If all goes as planned, in a week or so that Republic will finally escape our grip. When the Senate votes to affirm Samuel Alito to the Supreme Court, the central tenet of our government - the separation of powers - will take a blow from which it will likely never recover. In its place a de facto monarchy will solidify and expand, and our Constitution will join the Geneva Convention as a quaint anachronism. And the Republic we have kept for two hundred years will join its Athenian and Roman predecessors as good ideas whose time has passed.
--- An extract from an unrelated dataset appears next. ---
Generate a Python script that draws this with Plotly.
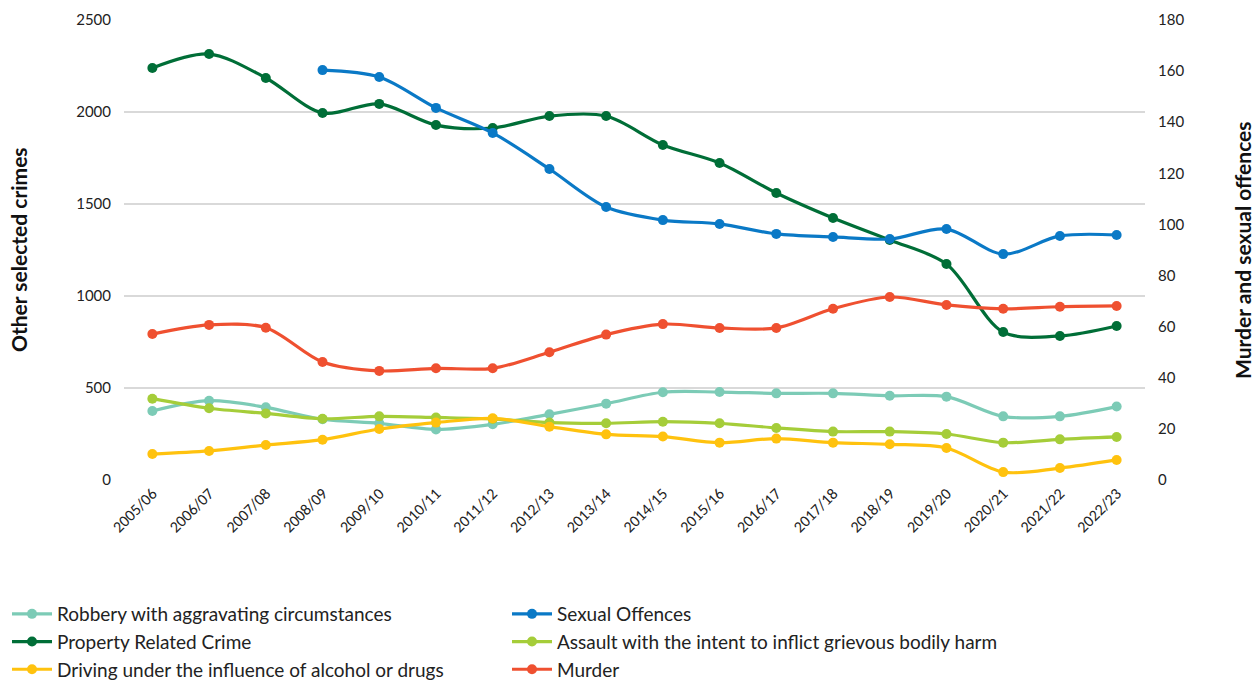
import plotly.graph_objects as go

years = ["2005/06", "2006/07", "2007/08", "2008/09", "2009/10", "2010/11", "2011/12",
         "2012/13", "2013/14", "2014/15", "2015/16", "2016/17", "2017/18", "2018/19",
         "2019/20", "2020/21", "2021/22", "2022/23"]

robbery = [375, 431, 395, 330, 308, 275, 303, 357, 415, 477, 478, 471, 471, 458, 453, 346, 346, 399]
property_crime = [2239, 2315, 2185, 1995, 2044, 1929, 1913, 1978, 1978, 1821, 1723, 1560, 1424, 1304, 1174, 804, 783, 837]
dui = [141, 158, 190, 219, 277, 312, 335, 290, 248, 236, 203, 225, 203, 194, 174, 43, 65, 109]
assault = [442, 390, 362, 333, 346, 340, 332, 312, 308, 317, 308, 283, 263, 263, 250, 203, 221, 234]
sexual = [None, None, None, 160.4, 157.7, 145.6, 135.8, 121.7, 106.8, 101.7, 100.2, 96.3, 95.1, 94.3, 98.2, 88.4, 95.5, 95.9]
murder = [57.1, 60.7, 59.6, 46.2, 42.7, 43.7, 43.7, 50.0, 56.9, 61.0, 59.5, 59.5, 67.0, 71.6, 68.5, 67.0, 67.8, 68.1]

left_ticks = [0, 500, 1000, 1500, 2000, 2500]
right_ticks = [0, 20, 40, 60, 80, 100, 120, 140, 160, 180]

series = [
    ("Robbery with aggravating circumstances", robbery, "#7CCBB6", "y"),
    ("Sexual Offences", sexual, "#0A79C6", "y2"),
    ("Property Related Crime", property_crime, "#006E37", "y"),
    ("Assault with the intent to inflict grievous bodily harm", assault, "#A5CD39", "y"),
    ("Driving under the influence of alcohol or drugs", dui, "#FFC20E", "y"),
    ("Murder", murder, "#EF5030", "y2"),
]

FONT = "Lato, 'Open Sans', sans-serif"

fig = go.Figure()
for name, vals, color, axis in series:
    fig.add_trace(go.Scatter(
        x=years, y=vals, name=name, yaxis=axis, mode="lines+markers",
        line=dict(color=color, width=3.2, shape="spline", smoothing=0.9),
        marker=dict(color=color, size=10),
        connectgaps=False,
    ))

fig.update_layout(
    width=1259, height=684,
    margin=dict(l=124, r=114, t=20, b=204, autoexpand=False),
    paper_bgcolor="white", plot_bgcolor="white",
    font=dict(family=FONT, size=15, color="#222222"),
    showlegend=True,
    legend=dict(
        orientation="h", xref="container", yref="container",
        x=7 / 1259, xanchor="left", y=1 - 595 / 684, yanchor="top",
        entrywidth=445, entrywidthmode="pixels",
        font=dict(family=FONT, size=19, color="#222222"),
        itemwidth=40, tracegroupgap=0,
    ),
    xaxis=dict(
        type="category", range=[-0.5, 17.5], tickangle=-45,
        showgrid=False, showline=False, zeroline=False, ticks="",
        tickfont=dict(family="Carlito, Calibri, 'Liberation Sans', sans-serif", size=16, color="#222222"),
    ),
    yaxis=dict(
        range=[0, 2500], tickvals=left_ticks, showgrid=True, gridcolor="#D9D9D9", gridwidth=1.5,
        zeroline=False, showline=False, ticks="", ticklabelstandoff=12,
        tickfont=dict(size=15),
    ),
    yaxis2=dict(
        range=[0, 180], tickvals=right_ticks, overlaying="y", side="right",
        showgrid=False, zeroline=False, showline=False, ticks="", ticklabelstandoff=12,
        tickfont=dict(size=15),
    ),
    annotations=[
        dict(text="<b>Other selected crimes</b>", x=0, y=0.5, xref="paper", yref="paper",
             xanchor="center", yanchor="middle", xshift=-106, textangle=-90, showarrow=False,
             font=dict(family=FONT, size=21, color="#111111")),
        dict(text="<b>Murder and sexual offences</b>", x=1, y=0.5, xref="paper", yref="paper",
             xanchor="center", yanchor="middle", xshift=97, textangle=-90, showarrow=False,
             font=dict(family=FONT, size=21, color="#111111")),
    ],
)

fig.write_html("out.html")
Melodramatic? I think not. While the Bush administration has shown itself incapable of prosecuting even one war at a time abroad, it has been far more successful in its unprecedented two-front war at home. They have invaded territory Constitutionally granted to the judiciary in a way not seen at least since the Nixon administration. They have mounted the most direct challenge to Congressional power in the history of our republic. And on each of these fronts, effective resistance has been largely non-existent. Congress cheers its own subjugation as Austria welcomed the
Anschluss. The doomsday scenario many of us foresaw both
before and just
after the 2004 election now looks as inevitable as
Manifest Destiny.
One aspect of the evisceration of the power of Congress was evident in the farcical Roberts and Alito hearings themselves. The Senate has an explicit Constitutional role in choosing those who sit on the Supreme Court. Once upon a time, both Congress and the Executive branch took that role seriously -- senators asked meaningful questions, nominees actually answered them, and if the answers were unsatisfactory, nominees were rejected. When a radical conservative tried to walk in the front door almost twenty years ago, he was decisively rebuffed. As a result, the honesty of Robert Bork's extremism is but a distant memory. Now Borks in sheep's clothing sneak in the back. The executive demonstrates its disdain for the advice and consent power by turning the hearings into an addendum to The Brothers Karamazov in which it is those who loudly proclaim their religiosity act as if God is dead, so that all is permitted.